Etsy is a great platform for starting a business. It’s easy to learn and use, it’s relatively inexpensive and it’s a great way to build a following without a lot of outside effort. As a business grows however, Etsy may not always be the best platform for long term success.
I started my business from scratch in 2005 and in 2009 I opened my Etsy shop. It wasn’t until 2013 and 2014 that I really started putting energy into building my sales on Etsy, and making it a substantial part of my yearly business revenue.
My initial goal with growing my Etsy shop was to help supplement my larger, more custom projects. My idea was to create easily reproducible products that would keep a steady cash flow coming in to carry me through the larger gaps between larger projects since I don’t take on more than a handful of larger projects each year.
My team and I really burnt ourselves out in the years before trying to take on more and more custom work and we decided that wasn’t the answer. Etsy started out being exactly what we were looking for.
The one thing I learned with Etsy is that your shop won’t grow on it’s own. You have to work at it every day, constantly add new listings and always be willing to let go of products that aren’t selling and update listings to make them as easy for customers to buy them as possible.
5 years later and a lot has changed both with my business and with Etsy. While Etsy is still a great platform to sell on with it’s built in audience, I’ve found that as my business grows, the time needed to spend there takes away from many other things I want to do for my business elsewhere.
While I’ve automated as much as I can, Etsy still sucks up a lot of time answering questions to customers that could have found out what they wanted if they’d looked at the listing or cancelling orders because customers ordered before they read what they were actually ordering.
This constant drain on my time and resources means that I’ve not been spending time on my own website or doing the things I most love (blogging, creating new designs and products, etc.). This is what lead to my lack of joy in my work that I talked about a while ago.

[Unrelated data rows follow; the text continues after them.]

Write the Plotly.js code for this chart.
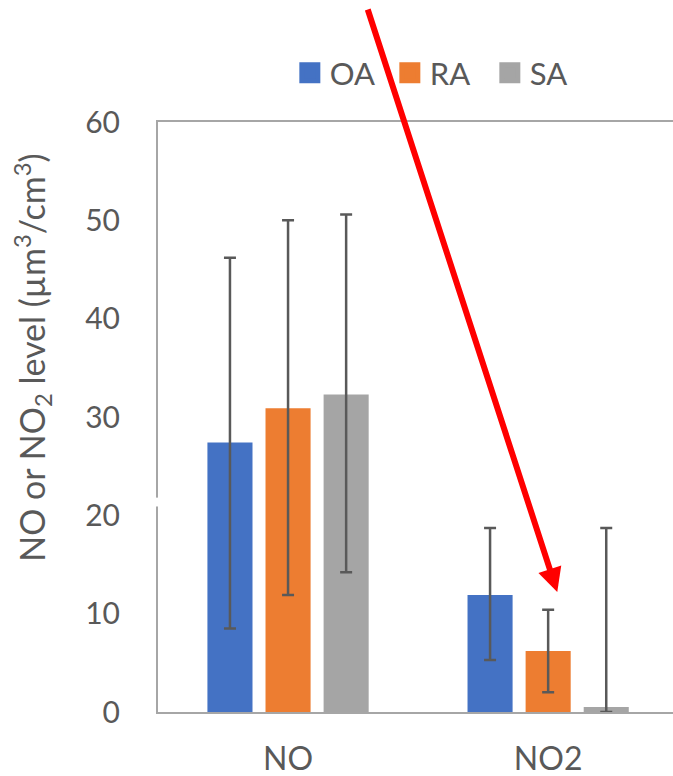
<!DOCTYPE html>
<html>
<head>
<meta charset="utf-8">
<script src="https://cdn.plot.ly/plotly-3.0.1.min.js"></script>
<style>
  html, body { margin: 0; padding: 0; background: #ffffff; }
  #chart { width: 673px; height: 776px; }
</style>
</head>
<body>
<div id="chart"></div>
<script>
// Pollutant categories on the x axis
const categories = ["NO", "NO2"];

// Series names and colours
const seriesNames = ["OA", "RA", "SA"];
const seriesColors = ["#4472C4", "#ED7D31", "#A5A5A5"];

// Mean levels (µm³/cm³) per series, in category order
const oaValues = [27.4, 11.9];
const raValues = [30.9, 6.2];
const saValues = [32.3, 0.5];

// Upper / lower error extents per series
const oaErrPlus = [18.8, 6.8];
const oaErrMinus = [18.9, 6.6];
const raErrPlus = [19.1, 4.2];
const raErrMinus = [19.0, 4.2];
const saErrPlus = [18.3, 18.2];
const saErrMinus = [18.1, 0.5];

// Y axis ticks
const yTicks = [0, 10, 20, 30, 40, 50, 60];

const textColor = "#595959";
const fontFamily = "Lato, 'Open Sans', sans-serif";

const values = [oaValues, raValues, saValues];
const errPlus = [oaErrPlus, raErrPlus, saErrPlus];
const errMinus = [oaErrMinus, raErrMinus, saErrMinus];

const traces = [];
seriesNames.forEach((name, i) => {
  traces.push({
    type: "bar",
    name: name,
    x: categories,
    y: values[i],
    marker: { color: seriesColors[i], line: { width: 0 } },
    error_y: {
      type: "data",
      symmetric: false,
      array: errPlus[i],
      arrayminus: errMinus[i],
      color: textColor,
      thickness: 2.5,
      width: 6
    },
    showlegend: false,
    hoverinfo: "skip"
  });
});

// Legend entries with larger square swatches
seriesNames.forEach((name, i) => {
  traces.push({
    type: "scatter",
    mode: "markers",
    name: name,
    x: [null],
    y: [null],
    marker: { symbol: "square", size: 16, color: seriesColors[i],
              line: { width: 5, color: seriesColors[i] } },
    showlegend: true,
    hoverinfo: "skip"
  });
});

const layout = {
  width: 673,
  height: 776,
  margin: { l: 158, r: 0, t: 122, b: 64 },
  paper_bgcolor: "#ffffff",
  plot_bgcolor: "#ffffff",
  font: { family: fontFamily, color: textColor },
  barmode: "group",
  bargap: 0.33,
  bargroupgap: 0.224,
  showlegend: true,
  legend: {
    orientation: "h",
    x: 0.256,
    xanchor: "left",
    y: 1.083,
    yanchor: "middle",
    font: { size: 31, color: textColor, family: fontFamily },
    itemwidth: 30,
    entrywidth: 55,
    entrywidthmode: "pixels",
    traceorder: "normal"
  },
  xaxis: {
    type: "category",
    range: [-0.5, 1.48],
    showline: true,
    linecolor: "#A6A6A6",
    linewidth: 2,
    mirror: true,
    showgrid: false,
    zeroline: false,
    ticks: "",
    tickfont: { size: 32, color: textColor, family: fontFamily },
    ticklabelstandoff: 18,
    fixedrange: true
  },
  yaxis: {
    range: [0, 60],
    tickvals: yTicks,
    ticktext: yTicks.map(String),
    showline: true,
    linecolor: "#A6A6A6",
    linewidth: 2,
    showgrid: false,
    zeroline: false,
    ticks: "",
    tickfont: { size: 30, color: textColor, family: fontFamily },
    ticklabelstandoff: 30,
    fixedrange: true
  },
  shapes: [
    // Small break in the value axis between 20 and 30
    {
      type: "rect", xref: "paper", yref: "y",
      x0: -0.012, x1: 0.012, y0: 20.9, y1: 21.8,
      fillcolor: "#ffffff", line: { width: 0 }, layer: "above"
    }
  ],
  annotations: [
    {
      text: "NO or NO<sub>2</sub> level (µm<sup>3</sup>/cm<sup>3</sup>)",
      xref: "paper", yref: "paper",
      x: -0.245, y: 0.60,
      xanchor: "center", yanchor: "middle",
      textangle: -90,
      showarrow: false,
      font: { size: 34, color: textColor, family: fontFamily }
    },
    // Red pointer onto the NO2 / RA bar
    {
      text: "",
      xref: "x", yref: "y",
      x: 1.035, y: 12.2,
      axref: "pixel", ayref: "pixel",
      ax: -190, ay: -584,
      showarrow: true,
      arrowhead: 2,
      arrowsize: 0.8,
      arrowwidth: 6,
      arrowcolor: "#FF0000"
    }
  ]
};

Plotly.newPlot("chart", traces, layout, { staticPlot: true, displayModeBar: false });
</script>
</body>
</html>
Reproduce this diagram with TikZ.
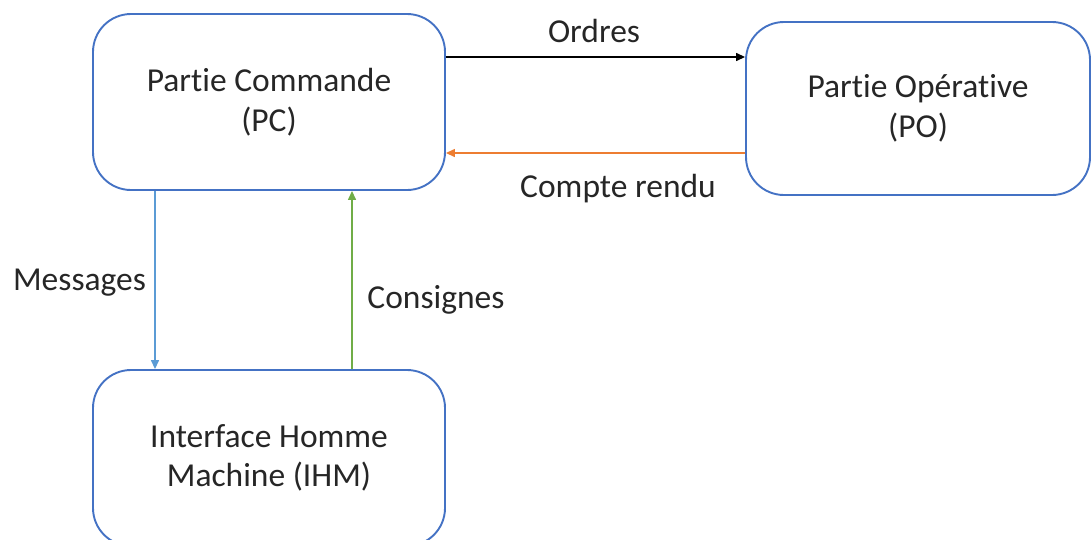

Since facing the reality that I was no longer happy with the state of my business I’ve been working hard to make some major changes to my Etsy shop. It’s still a significant part of my business income so eliminating it altogether doesn’t seem like the smartest thing to do however, since sharing that post this fall, I’ve been working diligently to streamline the shop to where it almost runs itself.
With the Etsy overhaul nearly complete, I can now start building my business on my own platform and here are a few of the reasons why.
Why I’m Growing My Business off of Etsy:
- Etsy owns its platform, its customers and has control over how shops look and operate.
- Etsy can make changes as often as they want without notice which means I constantly have to make changes to stay up with their ever changing algorithms and their changes don’t always work to my favor.
- My own website is mine, I control the changes, the policies, how I run it, who I serve, etc.
- I can focus on my target audience and my target audience only. With Etsy, the target is much broader and people are always looking for sales, discounts and the cheapest thing they can find instead of quality, artisan, one-of-a-kind products.
- My outside marketing efforts won’t drive traffic to someone else’s site, it will drive traffic to my site. I used to use Pinterest and other social media to drive people to my Etsy shop but once there, they could just as easily buy from a cheaper competitor so building my own site means they are going to my site alone. It doesn’t mean they will buy but it gives me a better change.
- Etsy is less personal. Most customers on Etsy don’t want to be bothered with a lot of extra fluff. They order, they want their item to ship and be done. When working with a small business, most people want to know who is behind the business. Most people shop on Etsy, not “handmade shop” on Etsy.
The list could go on and on and I admit to having a pretty polarizing love / hate relationship with Etsy in recent years. Etsy has done good things for my business and I am thankful for that but it’s also take things away from my business as well.
My goal with improving my website off of Etsy is more about focussing on the things that my business is based on and less about the discounts, sales and last minute rush orders. I want to bring back the experience, the personal relationships and the craft of creating beautiful paper and stationery.
Each business journey is different and wherever you are in your feelings about Etsy, I hope my reasons for wanting to distance myself more from Etsy at least show you an honest side that may not be as clear if you are just starting out.